What is asked ▸ Return the lines below exactly, from the first line to the line that contains "plt.rcParams['font.family'] = ['Liberation". Leave out pictures.
/---
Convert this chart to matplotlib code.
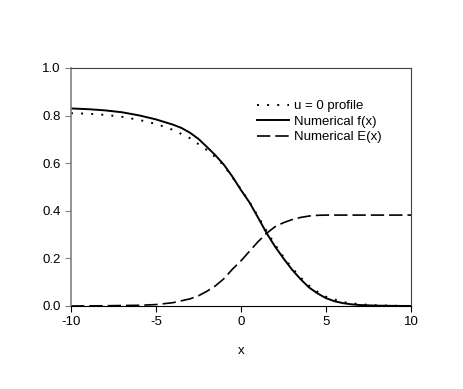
import matplotlib
matplotlib.use("Agg")
import matplotlib.pyplot as plt

plt.rcParams['font.family'] = ['Liberation Sans', 'DejaVu Sans']

# Numerical f(x)
x_f = [-10, -9, -8, -7, -6, -5, -4.5, -4, -3.5, -3, -2.5, -2, -1.5, -1, -0.5, 0, 0.5, 1,
       1.5, 2, 2.5, 3, 3.5, 4, 4.5, 5, 5.5, 6, 6.5, 7, 8, 9, 10]
f_vals = [0.830, 0.827, 0.822, 0.814, 0.801, 0.784, 0.773, 0.762, 0.748, 0.728, 0.702,
          0.668, 0.633, 0.593, 0.543, 0.487, 0.435, 0.372, 0.307, 0.250, 0.200, 0.153,
          0.113, 0.078, 0.053, 0.033, 0.020, 0.012, 0.007, 0.004, 0.0015, 0.0005, 0.0]

# u = 0 profile (dotted)
x_u = [-10, -9, -8, -7, -6, -5, -4, -3, -2, -1.5, -1, -0.5, 0, 0.5, 1, 1.5, 2, 2.5, 3,
       3.5, 4, 4.5, 5, 6, 7, 8, 9, 10]
u_vals = [0.810, 0.808, 0.803, 0.795, 0.782, 0.765, 0.740, 0.705, 0.655, 0.625, 0.590,
          0.540, 0.490, 0.437, 0.377, 0.316, 0.258, 0.206, 0.160, 0.120, 0.086, 0.060,
          0.039, 0.016, 0.007, 0.003, 0.001, 0.0]

# Numerical E(x)
x_E = [-10, -8, -7, -6, -5, -4, -3, -2.5, -2, -1.5, -1, -0.5, 0, 0.5, 1, 1.5, 2, 2.5,
       3, 3.5, 4, 4.5, 5, 6, 8, 10]
E_vals = [0.0, 0.001, 0.002, 0.003, 0.006, 0.014, 0.030, 0.043, 0.062, 0.085, 0.115,
          0.155, 0.190, 0.230, 0.270, 0.305, 0.333, 0.350, 0.363, 0.372, 0.378, 0.381,
          0.382, 0.382, 0.382, 0.382]

x_ticks = [-10, -5, 0, 5, 10]
y_ticks = [0.0, 0.2, 0.4, 0.6, 0.8, 1.0]
y_ticklabels = ["0.0", "0.2", "0.4", "0.6", "0.8", "1.0"]

fig = plt.figure(figsize=(4.63, 3.89), dpi=100)
ax = fig.add_axes([71/463, 83/389, 340/463, 238/389])

ax.plot(x_u, u_vals, color='black', lw=1.4, linestyle=(0, (1, 4.2)), label='u = 0 profile')
ax.plot(x_f, f_vals, color='black', lw=1.4, linestyle='-', label='Numerical f(x)')
ax.plot(x_E, E_vals, color='black', lw=1.2, linestyle=(0, (8, 3)), label='Numerical E(x)')

ax.set_xlim(-10, 10)
ax.set_ylim(0, 1.0)
ax.set_xticks(x_ticks)
ax.set_xticklabels([str(t) for t in x_ticks])
ax.set_yticks(y_ticks)
ax.set_yticklabels(y_ticklabels)
ax.set_xlabel('x', fontsize=9.5, labelpad=12)

ax.tick_params(axis='both', labelsize=9.5, direction='out', length=4, width=0.8)
ax.tick_params(axis='y', color='#808080')
ax.spines['left'].set_color('#808080')
ax.spines['left'].set_linewidth(1.2)
ax.spines['bottom'].set_color('black')
ax.spines['top'].set_color('#404040')
ax.spines['right'].set_color('#404040')
for s in ['top', 'right', 'bottom']:
    ax.spines[s].set_linewidth(0.8)

leg = ax.legend(loc='upper left', bbox_to_anchor=(0.532, 0.888), frameon=False,
                fontsize=9.5, handlelength=2.4, handletextpad=0.4, labelspacing=0.25,
                borderaxespad=0)

fig.savefig('out.png', dpi=100)
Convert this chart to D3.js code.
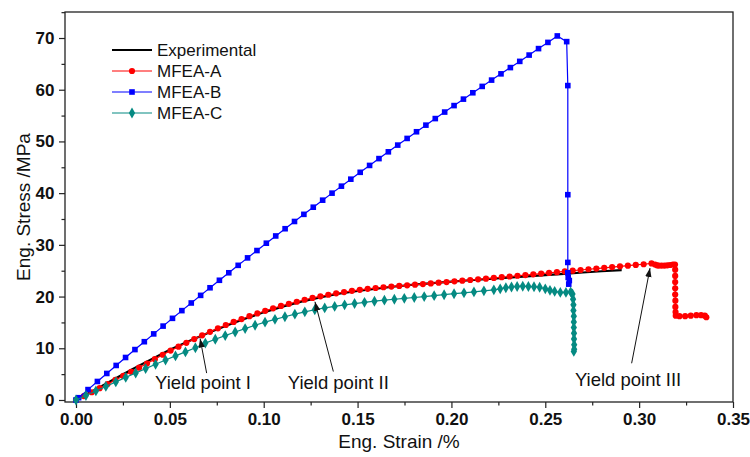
<!DOCTYPE html>
<html>
<head>
<meta charset="utf-8">
<script src="https://cdn.jsdelivr.net/npm/d3@7"></script>
<style>
  html, body { margin: 0; padding: 0; background: #fff; }
  svg { display: block; font-family: "Liberation Sans", Arial, sans-serif; }
</style>
</head>
<body>
<svg id="chart" width="750" height="457"></svg>
<script>
// ---------------- DATA ----------------
const xTicks = [0, 0.05, 0.10, 0.15, 0.20, 0.25, 0.30, 0.35];
const yTicks = [0, 10, 20, 30, 40, 50, 60, 70];
const seriesNames = ["Experimental", "MFEA-A", "MFEA-B", "MFEA-C"];

// Experimental (strain %, stress MPa)
const experimental = [
  [0,0],[0.01,1.95],[0.02,3.95],[0.03,5.95],[0.04,7.85],[0.05,9.7],[0.06,11.35],[0.07,12.9],
  [0.08,14.35],[0.09,15.7],[0.10,16.95],[0.11,18.05],[0.12,19.0],[0.13,19.85],[0.14,20.55],
  [0.15,21.1],[0.16,21.55],[0.17,21.95],[0.18,22.3],[0.19,22.6],[0.20,22.9],[0.21,23.15],
  [0.22,23.4],[0.23,23.65],[0.24,23.9],[0.25,24.15],[0.26,24.4],[0.27,24.65],[0.28,24.9],[0.2907,25.1]
];

// MFEA-A
const mfeaA = [
  [0,0],[0.0042,0.75],[0.0084,1.5],[0.0126,2.28],[0.0168,3.07],[0.021,3.87],[0.0252,4.65],
  [0.0294,5.45],[0.0336,6.25],[0.0378,7.05],[0.042,7.9],[0.0462,8.75],[0.0504,9.55],[0.0546,10.3],
  [0.0588,11.05],[0.063,11.78],[0.0672,12.5],[0.0714,13.18],[0.0756,13.85],[0.0798,14.5],[0.084,15.1],
  [0.0882,15.65],[0.0924,16.2],[0.0966,16.73],[0.1008,17.24],[0.105,17.72],[0.1092,18.18],[0.1134,18.6],
  [0.1176,19.0],[0.1218,19.38],[0.126,19.73],[0.1302,20.05],[0.1344,20.35],[0.1386,20.62],[0.1428,20.87],
  [0.147,21.1],[0.1512,21.3],[0.1554,21.5],[0.1596,21.66],[0.1638,21.8],[0.168,21.93],[0.1722,22.05],
  [0.1764,22.17],[0.1806,22.3],[0.1848,22.42],[0.189,22.55],[0.1932,22.68],[0.1974,22.81],[0.2016,22.94],
  [0.2058,23.07],[0.21,23.2],[0.2142,23.33],[0.2184,23.46],[0.2226,23.6],[0.2268,23.74],[0.231,23.88],
  [0.2352,24.02],[0.2394,24.16],[0.2436,24.3],[0.2478,24.45],[0.252,24.58],[0.2562,24.72],[0.2604,24.86],
  [0.2646,25.0],[0.2688,25.14],[0.273,25.28],[0.2772,25.42],[0.2814,25.56],[0.2856,25.7],[0.2898,25.84],
  [0.294,25.98],[0.2982,26.12],[0.3024,26.25],[0.3066,26.4],[0.3085,26.2],[0.3095,26.05],[0.3105,26.0],
  [0.312,26.0],[0.3135,26.0],[0.315,26.05],[0.3165,26.1],[0.318,26.2],[0.3191,26.2],[0.3192,25.2],
  [0.3192,24.0],[0.3192,22.8],[0.3192,21.6],[0.3192,20.4],[0.3193,19.2],[0.3193,18.0],[0.3194,17.0],
  [0.3195,16.3],[0.3215,16.2],[0.3245,16.2],[0.3275,16.3],[0.3305,16.4],[0.333,16.4],[0.335,16.3],[0.3358,16.0]
];

// MFEA-B
const mfeaB = [
  [0,0],[0.0014,0.44],[0.0064,2.01],[0.0114,3.58],[0.0164,5.13],[0.0214,6.68],[0.0264,8.22],[0.0314,9.75],
  [0.0364,11.27],[0.0414,12.78],[0.0464,14.29],[0.0514,15.79],[0.0564,17.28],[0.0614,18.76],[0.0664,20.23],
  [0.0714,21.70],[0.0764,23.15],[0.0814,24.60],[0.0864,26.04],[0.0914,27.48],[0.0964,28.90],[0.1014,30.32],
  [0.1064,31.72],[0.1114,33.12],[0.1164,34.52],[0.1214,35.90],[0.1264,37.28],[0.1314,38.64],[0.1364,40.00],
  [0.1414,41.35],[0.1464,42.70],[0.1514,44.03],[0.1564,45.36],[0.1614,46.68],[0.1664,47.99],[0.1714,49.29],
  [0.1764,50.58],[0.1814,51.87],[0.1864,53.15],[0.1914,54.42],[0.1964,55.68],[0.2014,56.93],[0.2064,58.18],
  [0.2114,59.41],[0.2164,60.64],[0.2214,61.86],[0.2264,63.07],[0.2314,64.28],[0.2364,65.48],[0.2414,66.70],
  [0.2464,67.95],[0.2514,69.15],[0.2564,70.4],[0.2614,69.3],[0.2620,60.8],[0.2620,39.7],[0.2620,26.6],
  [0.2620,24.6],[0.2622,23.7],[0.2628,23.1],[0.2625,22.4]
];

// MFEA-C
const mfeaC = [
  [0,0],[0.0053,0.87],[0.0106,1.75],[0.0159,2.62],[0.0212,3.5],[0.0265,4.37],[0.0318,5.22],[0.0371,6.07],
  [0.0424,6.9],[0.0477,7.72],[0.053,8.52],[0.0583,9.3],[0.0636,10.1],[0.0689,11.0],[0.0742,11.75],
  [0.0795,12.45],[0.0848,13.15],[0.0901,13.8],[0.0954,14.45],[0.1007,15.05],[0.106,15.6],[0.1113,16.1],
  [0.1166,16.6],[0.1219,17.05],[0.1272,17.45],[0.1325,17.8],[0.1378,18.1],[0.1431,18.4],[0.1484,18.65],
  [0.1537,18.88],[0.159,19.1],[0.1643,19.3],[0.1696,19.48],[0.1749,19.65],[0.1802,19.82],[0.1855,20.0],
  [0.1908,20.18],[0.1961,20.36],[0.2014,20.55],[0.2067,20.72],[0.212,20.9],[0.2173,21.1],[0.2226,21.3],
  [0.226,21.5],[0.229,21.7],[0.232,21.85],[0.235,21.95],[0.238,22.0],[0.241,21.95],[0.244,21.9],
  [0.247,21.8],[0.25,21.5],[0.2525,21.2],[0.255,21.0],[0.258,20.8],[0.261,20.8],[0.2635,20.9],
  [0.2645,20.5],[0.2648,19.5],[0.265,18.4],[0.265,17.3],[0.2652,16.2],[0.2652,15.1],[0.2652,14.0],
  [0.2653,12.9],[0.2653,11.8],[0.2654,10.7],[0.2654,9.8],[0.2652,9.4]
];

// Annotations: label, text anchor (strain, stress), arrow start, arrow tip
const annotations = [
  { label: "Yield point I",   text: [0.0421, 3.3], from: [0.0696, 5.2], to: [0.0661, 11.9] },
  { label: "Yield point II",  text: [0.1128, 3.3], from: [0.1371, 5.5], to: [0.1273, 19.0] },
  { label: "Yield point III", text: [0.2658, 3.9], from: [0.2960, 7.1], to: [0.3058, 25.5] }
];

// ---------------- CHART ----------------
const svg = d3.select("#chart");
const pLeft = 65, pRight = 733, pTop = 12, pBottom = 402;
const x = d3.scaleLinear().domain([-0.00586, 0.35]).range([pLeft, pRight]);
const y = d3.scaleLinear().domain([-0.39, 75.03]).range([pBottom, pTop]);

const frameColor = "#222";

// Frame
svg.append("rect").attr("x", pLeft).attr("y", pTop)
  .attr("width", pRight - pLeft).attr("height", pBottom - pTop)
  .attr("fill", "none").attr("stroke", frameColor).attr("stroke-width", 1.3);

// Axes
const xAxis = svg.append("g").attr("transform", `translate(0,${pBottom})`)
  .call(d3.axisBottom(x).tickValues(xTicks).tickFormat(d3.format(".2f")).tickSize(6).tickSizeOuter(0));
const xMinor = svg.append("g").attr("transform", `translate(0,${pBottom})`)
  .call(d3.axisBottom(x).tickValues(xTicks.slice(0, -1).map(d => d + 0.025)).tickFormat("").tickSize(3.5).tickSizeOuter(0));
const yAxis = svg.append("g").attr("transform", `translate(${pLeft},0)`)
  .call(d3.axisLeft(y).tickValues(yTicks).tickFormat(d3.format("d")).tickSize(6).tickSizeOuter(0));
const yMinor = svg.append("g").attr("transform", `translate(${pLeft},0)`)
  .call(d3.axisLeft(y).tickValues(yTicks.map(d => d + 5)).tickFormat("").tickSize(3.5).tickSizeOuter(0));

[xAxis, xMinor, yAxis, yMinor].forEach(g => {
  g.select(".domain").remove();
  g.selectAll(".tick line").attr("stroke", frameColor).attr("stroke-width", 1.2);
  g.selectAll("text").attr("fill", "#111").style("font-family", '"Liberation Sans", Arial, sans-serif')
    .style("font-size", "17px").style("font-weight", "bold");
});
xAxis.selectAll("text").attr("dy", "0.71em").attr("y", 11);
yAxis.selectAll("text").attr("x", -10.5);

// Axis titles
svg.append("text").attr("x", (pLeft + pRight) / 2).attr("y", 448)
  .attr("text-anchor", "middle").style("font-size", "19px").attr("fill", "#111")
  .text("Eng. Strain /%");
svg.append("text").attr("transform", `translate(23,${(pTop + pBottom) / 2}) rotate(-90)`)
  .attr("text-anchor", "middle").attr("dy", "0.35em").style("font-size", "19px").attr("fill", "#111")
  .text("Eng. Stress /MPa");

const line = d3.line().x(d => x(d[0])).y(d => y(d[1]));

const colors = { exp: "#000000", A: "#ff0000", B: "#0000ff", C: "#058a82" };

// Experimental
svg.append("path").datum(experimental).attr("d", line)
  .attr("fill", "none").attr("stroke", colors.exp).attr("stroke-width", 2.2);

// MFEA-A
svg.append("path").datum(mfeaA).attr("d", line)
  .attr("fill", "none").attr("stroke", colors.A).attr("stroke-width", 1.2);
svg.append("g").selectAll("circle").data(mfeaA).join("circle")
  .attr("cx", d => x(d[0])).attr("cy", d => y(d[1])).attr("r", 3.1).attr("fill", colors.A);

// MFEA-B
svg.append("path").datum(mfeaB).attr("d", line)
  .attr("fill", "none").attr("stroke", colors.B).attr("stroke-width", 1.2);
svg.append("g").selectAll("rect").data(mfeaB).join("rect")
  .attr("x", d => x(d[0]) - 2.8).attr("y", d => y(d[1]) - 2.8).attr("width", 5.6).attr("height", 5.6)
  .attr("fill", colors.B);

// MFEA-C
svg.append("path").datum(mfeaC).attr("d", line)
  .attr("fill", "none").attr("stroke", colors.C).attr("stroke-width", 1.2);
const diamond = d3.symbol().type(d3.symbolDiamond).size(34);
svg.append("g").selectAll("path").data(mfeaC).join("path")
  .attr("d", diamond).attr("transform", d => `translate(${x(d[0])},${y(d[1])})`)
  .attr("fill", colors.C);

// Legend
const legend = svg.append("g").attr("transform", "translate(112,50)");
const legendItems = [
  { name: seriesNames[0], color: colors.exp, mark: null, w: 2.2 },
  { name: seriesNames[1], color: colors.A, mark: "circle", w: 1.2 },
  { name: seriesNames[2], color: colors.B, mark: "square", w: 1.2 },
  { name: seriesNames[3], color: colors.C, mark: "diamond", w: 1.2 }
];
legendItems.forEach((it, i) => {
  const g = legend.append("g").attr("transform", `translate(0,${i * 21})`);
  g.append("line").attr("x1", 0).attr("x2", 40).attr("y1", 0).attr("y2", 0)
    .attr("stroke", it.color).attr("stroke-width", it.w);
  if (it.mark === "circle") g.append("circle").attr("cx", 20).attr("cy", 0).attr("r", 3.1).attr("fill", it.color);
  if (it.mark === "square") g.append("rect").attr("x", 17.2).attr("y", -2.8).attr("width", 5.6).attr("height", 5.6).attr("fill", it.color);
  if (it.mark === "diamond") g.append("path").attr("d", diamond).attr("transform", "translate(20,0)").attr("fill", it.color);
  g.append("text").attr("x", 45).attr("y", 0).attr("dy", "0.35em")
    .style("font-size", "17px").attr("fill", "#111").text(it.name);
});

// Arrowhead marker
svg.append("defs").append("marker").attr("id", "arrow")
  .attr("viewBox", "0 0 10 10").attr("refX", 10).attr("refY", 5)
  .attr("markerWidth", 9).attr("markerHeight", 9).attr("markerUnits", "userSpaceOnUse")
  .attr("orient", "auto")
  .append("path").attr("d", "M0,1.5 L10,5 L0,8.5 Z").attr("fill", "#111");

annotations.forEach(a => {
  svg.append("line")
    .attr("x1", x(a.from[0])).attr("y1", y(a.from[1]))
    .attr("x2", x(a.to[0])).attr("y2", y(a.to[1]))
    .attr("stroke", "#111").attr("stroke-width", 1).attr("marker-end", "url(#arrow)");
  svg.append("text").attr("x", x(a.text[0])).attr("y", y(a.text[1])).attr("dy", "0.35em")
    .style("font-size", "18.5px").attr("fill", "#111").text(a.label);
});
</script>
</body>
</html>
\---
Complete output ▸
Convert this chart to matplotlib code.
import matplotlib
matplotlib.use("Agg")
import matplotlib.pyplot as plt

plt.rcParams['font.family'] = ['Liberation Sans', 'DejaVu Sans']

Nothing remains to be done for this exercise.